Non smetto mai di parlare.

Cara mammola,

un anno fa iniziavi a morire. A dire il vero tutti iniziamo a morire il giorno stesso in cui apriamo gli occhi sul mondo nel giorno della nostra nascita, il nostro tempo su questa terra è contato e limitato, ma un anno fa tu hai deciso, piuttosto consapevolmente, che non te ne facevi più nulla di vivere. Un po’ assecondando il tuo corpo che faceva sempre più fatica, ma soprattuto assencondando il tuo cuore che non trovava più gioia nel respirare e stare al mondo. Non c’erano più luci, suoni, colori, parole che ti scaldassero e ti facessero piacere, poche cose, pochissime, erano rimaste a farti sorridere. L’operatrice che ti parlava in francese, il pensiero dei nipoti, il ricordo di qualche amica. Troppo poche rispetto a tutto il resto che trovavi insulso, inutile e insapore. Dalla tua bocca è passato tutto.

E io l’ho colto un giorno guardandoti, a distanza. Qualcosa di impercettibile, ma non così impercettibile, era cambiato. Non era un momento, non sarebbe bastato aspettare qualche giorno per vederti riprendere forma e sostanza, ma sarebbero stati necessari giorni per vederti finalmente libera e leggera. Giorni pesantissimi, senza fiato, ma necessari come l’aria perché anche se la testa decide, il corpo ha i suoi tempi. Che possono essere anche molto lunghi. Troppo.

Fortuna che sono passati quei giorni e non devo ripassarci più in mezzo. Me lo dico spesso.

E l’anno scorso così è stato Natale. Un Natale senza Natale, un Natale non privo di festa, ma corto di fiato, un Natale non privo di luci, ma buio dentro. Era necessario. E so, con buona pace, di aver fatto tutto e solo ciò che dovevo, cercando di prendermi cura di te assecondando il tuo desiderio e facendolo mio.
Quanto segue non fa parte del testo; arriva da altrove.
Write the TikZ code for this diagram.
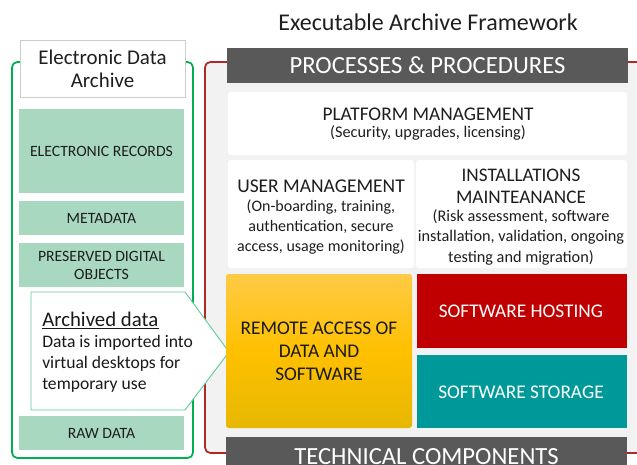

E dopo un anno ritorna il Natale e oggi torneranno anche le letture natalizie al Ducale2, le ultime a cui hai partecipato…ma non c’eri già più, arrabbiata con il mondo e con me per essere costretta ad assecondare i battiti del tuo cuore.
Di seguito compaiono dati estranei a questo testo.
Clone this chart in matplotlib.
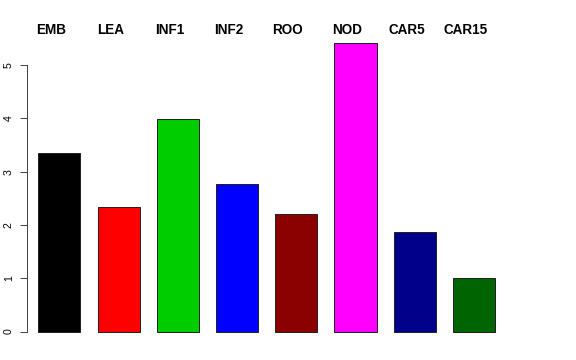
import matplotlib
matplotlib.use("Agg")
import matplotlib.pyplot as plt

categories = ["EMB", "LEA", "INF1", "INF2", "ROO", "NOD", "CAR5", "CAR15"]
values = [3.36, 2.33, 3.99, 2.77, 2.20, 5.41, 1.87, 1.00]
colors = ["#000000", "#FF0000", "#00CD00", "#0000FF", "#8B0000", "#FF00FF", "#00008B", "#006400"]
yticks = [0, 1, 2, 3, 4, 5]

W, H = 576, 360
fig = plt.figure(figsize=(W / 72, H / 72), dpi=72)

# pixel geometry
px_per_unit = 53.3
y0_px = 331.6
ymin, ymax = -0.2164, 5.6264
bottom_px = y0_px - ymin * px_per_unit   # from top
top_px = y0_px - ymax * px_per_unit
pitch = 59.24
c0 = 59.3
left_px, right_px = 27.0, 556.0
xmin = (left_px - c0) / pitch
xmax = (right_px - c0) / pitch

ax = fig.add_axes([left_px / W, (H - bottom_px) / H,
                   (right_px - left_px) / W, (bottom_px - top_px) / H])
x = list(range(len(categories)))
ax.bar(x, values, width=0.709, color=colors, edgecolor="#222222", linewidth=1.0)
ax.set_xlim(xmin, xmax)
ax.set_ylim(ymin, ymax)

for s in ["top", "right", "bottom"]:
    ax.spines[s].set_visible(False)
ax.spines["left"].set_bounds(0, 5)
ax.spines["left"].set_color("#444444")
ax.spines["left"].set_linewidth(1.0)
ax.set_xticks([])
ax.set_yticks(yticks)
ax.set_yticklabels([str(t) for t in yticks], rotation=90, va="center",
                   fontsize=10.5, family="Liberation Sans")
ax.tick_params(axis="y", length=7, width=1.0, color="#444444", pad=6)

label_y = (y0_px - 30) / px_per_unit
for i, c in enumerate(categories):
    ax.text(i - 0.14, label_y, c, ha="center", va="center", fontsize=13.5,
            fontweight="bold", family="Liberation Sans", clip_on=False)

fig.savefig("out.png", dpi=72)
E proprio per tutto questo ho deciso che questo Natale sarebbe stato sfavillante. Ne ho temuto l’avvicinarsi, ma poi ho capito che al calendario non potevo fare la guerra e l’unica arma era il contrattacco. Così ho una casa agghindata a festa, con luci, colori, elfi, alberi, gnomi, candele profumate e chi più ne ha più ne metta, come mi è sempre piaciuto e come è sempre piaciuto anche a te. E’ il primo Natale ‘senza di te’, ma è anche il primo Natale in cui potrai essere dove vorrai e magari il mio divano nuovo, tutto rosso, ti piacerà abbastanza da sedertici qualche momento ad ascoltare le canzoni natalizie che muovono l’aria. Ti sento più vicina che negli ultimi Natali, come se la libertà di pensarti ovunque voglio, non pensarti ‘confinata’ là dove avevamo fatto casa per necessità e dove ti hanno accudita per anni, spesso con amore, ti rendesse più vicina a me anche fisicamente. Strani i giochi che fa la mente o forse le strategie che inconsciamente adottiamo per sentire meno male.
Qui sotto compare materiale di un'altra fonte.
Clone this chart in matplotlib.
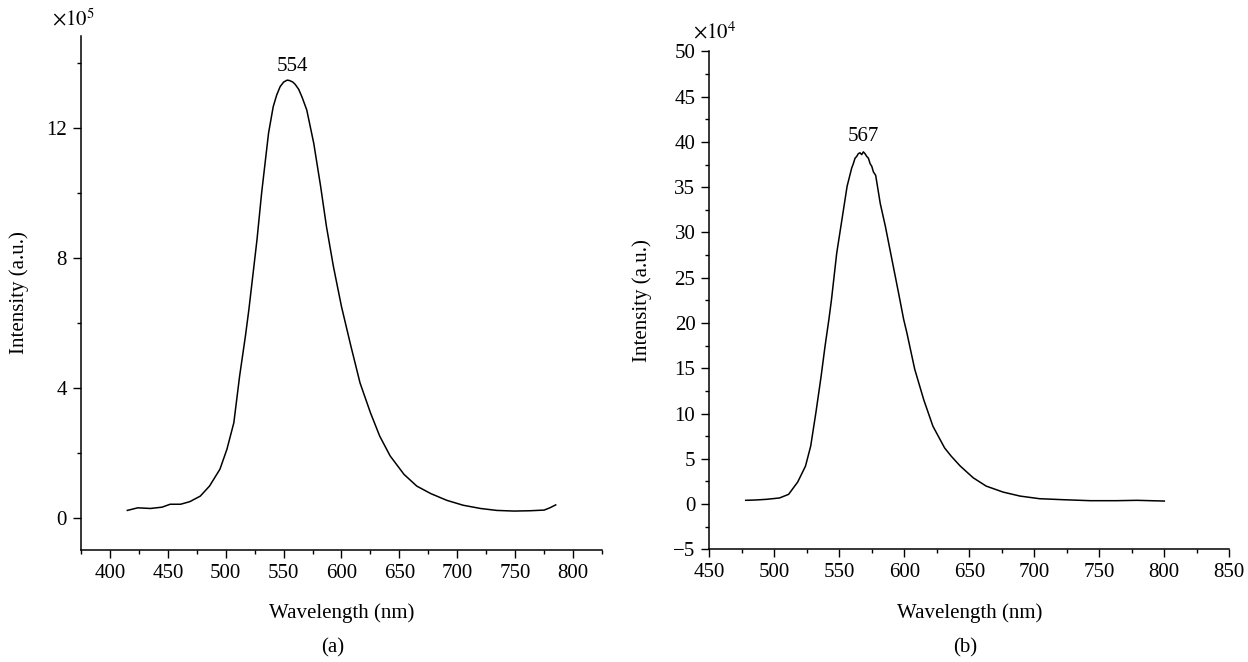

E così, oggi ho anche messo le calze rosse con i pois bianchi, la maglietta rossa e la spilla di Babbo Natale, indosserò il cerchietto da renna e con la borsa carica di libri, come fosse il sacco di Babbo Natale, andrò a portare un po’ di magia ai ‘miei vecchietti’. In tanti, sai mamma, non ci sono più e si stanno godendo la libertà ritrovata nei loro luoghi del cuore, ma altri ci sono ancora e mi accolgono con tutto l’entusiasmo e l’affetto che si riserva a una nipote lontana che va a trovarli ogni tanto e finisce per ricevere molto più di quello che dà: sorrisi, abbracci, carezze, parole stropicciate, strette di mano. Le mano rugose e le dita un po’ storte degli anziani, che tanto mi ricordano le tue.

Buon Natale mamma. Con infinito amore.